NTI-linked exploration firm picks up new Nunavut uranium property
Kivalliq Energy Corp. acquiring uranium claims 60 km south of Baker Lake
Kivalliq Energy Corp. has added a new Nunavut uranium exploration property to its portfolio, the company announced Oct. 15.
The Vancouver-based exploration company says it is in the process of acquiring 100 per cent of Pacific Ridge Exploration Inc.’s ownership of its Baker Basin uranium property.
That property is home to 95 claims across 232,262 acres, located about 60 kilometres south of Baker Lake.
Since 2006, Pacific Ridge and its joint venture partner Aurora Energy Resources have spent more than $7 million evaluating the property, identifying four uranium-rich zones.
And Kivalliq Energy Corp. considers two of those zones “drill ready,” making them “ripe for a systematic and targeted exploration campaign,” said the company’s president, Jeff Ward, in a news release.
Next, the company plans to compile data already collected from the property to rank its future drilling targets.
Kivalliq’s chief executive officer Jim Patterson called the property “too great an opportunity to pass up.”
“Our extensive northern exploration experience, as well as our relationships and award winning environmental track record in Nunavut, give Kivalliq a competitive advantage to rapidly advance the Baker Basin property,” Patterson said in a release.
Kivalliq Energy, formed out of a 2008 Inuit-owned lands deal between Nunavut Tunngavik Inc. and the Kaminak Gold Corp., already operates on the 252,000 acre Angilak property, about 200 km inland from the community of Whale Cove.

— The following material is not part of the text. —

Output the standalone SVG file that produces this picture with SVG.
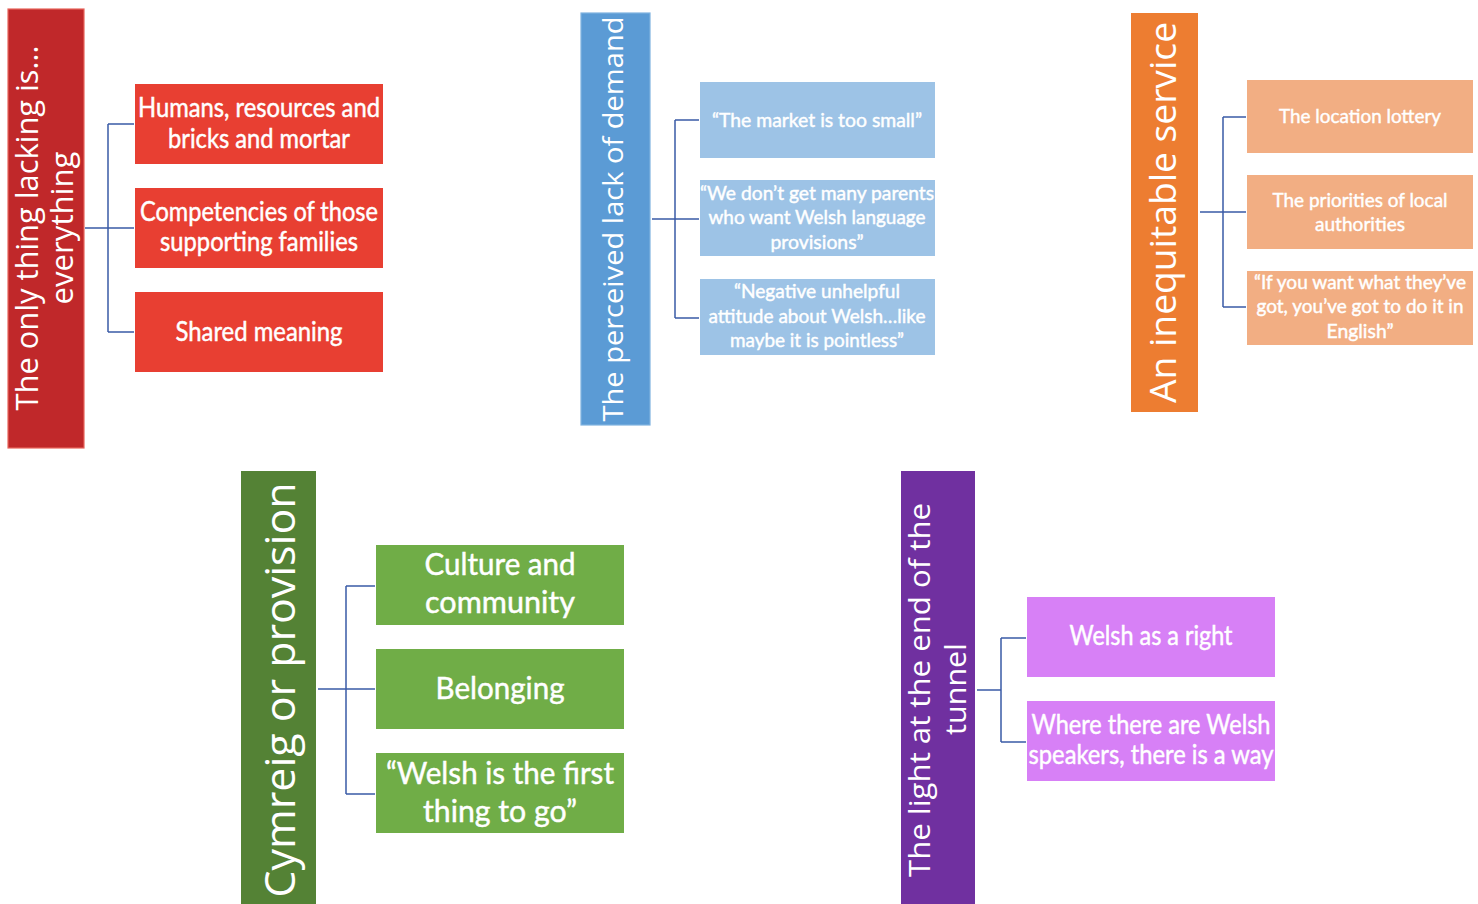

The property is home to the high-grade Lac Cinquante deposit.
Kivallliq Energy even picked up the 2012 Environmental Excellence Award, handed out by the Kivalliq Inuit Association to acknowledge the company’s “outstanding environmental stewardship” at its Angilak property.
But if a neighbouring uranium exploration project in the Baker Lake area is any indication, Kivalliq Energy could face opposition as it moves ahead with its latest acquisition.
Nunavut’s uranium watchdog organization Nunavummiut Makitagunarningit has raised a number of health, safety, economic, environmental concerns around Areva Resources Canada Inc.’s proposed Kiggavik project.
The Kiggavik project, about 80 kilometres from Baker Lake, would extract uranium ore from four open pits and one underground mine.
The Baker Lake hunters and trappers organization also raised concerns last year about the impact of mining activities on the local caribou population.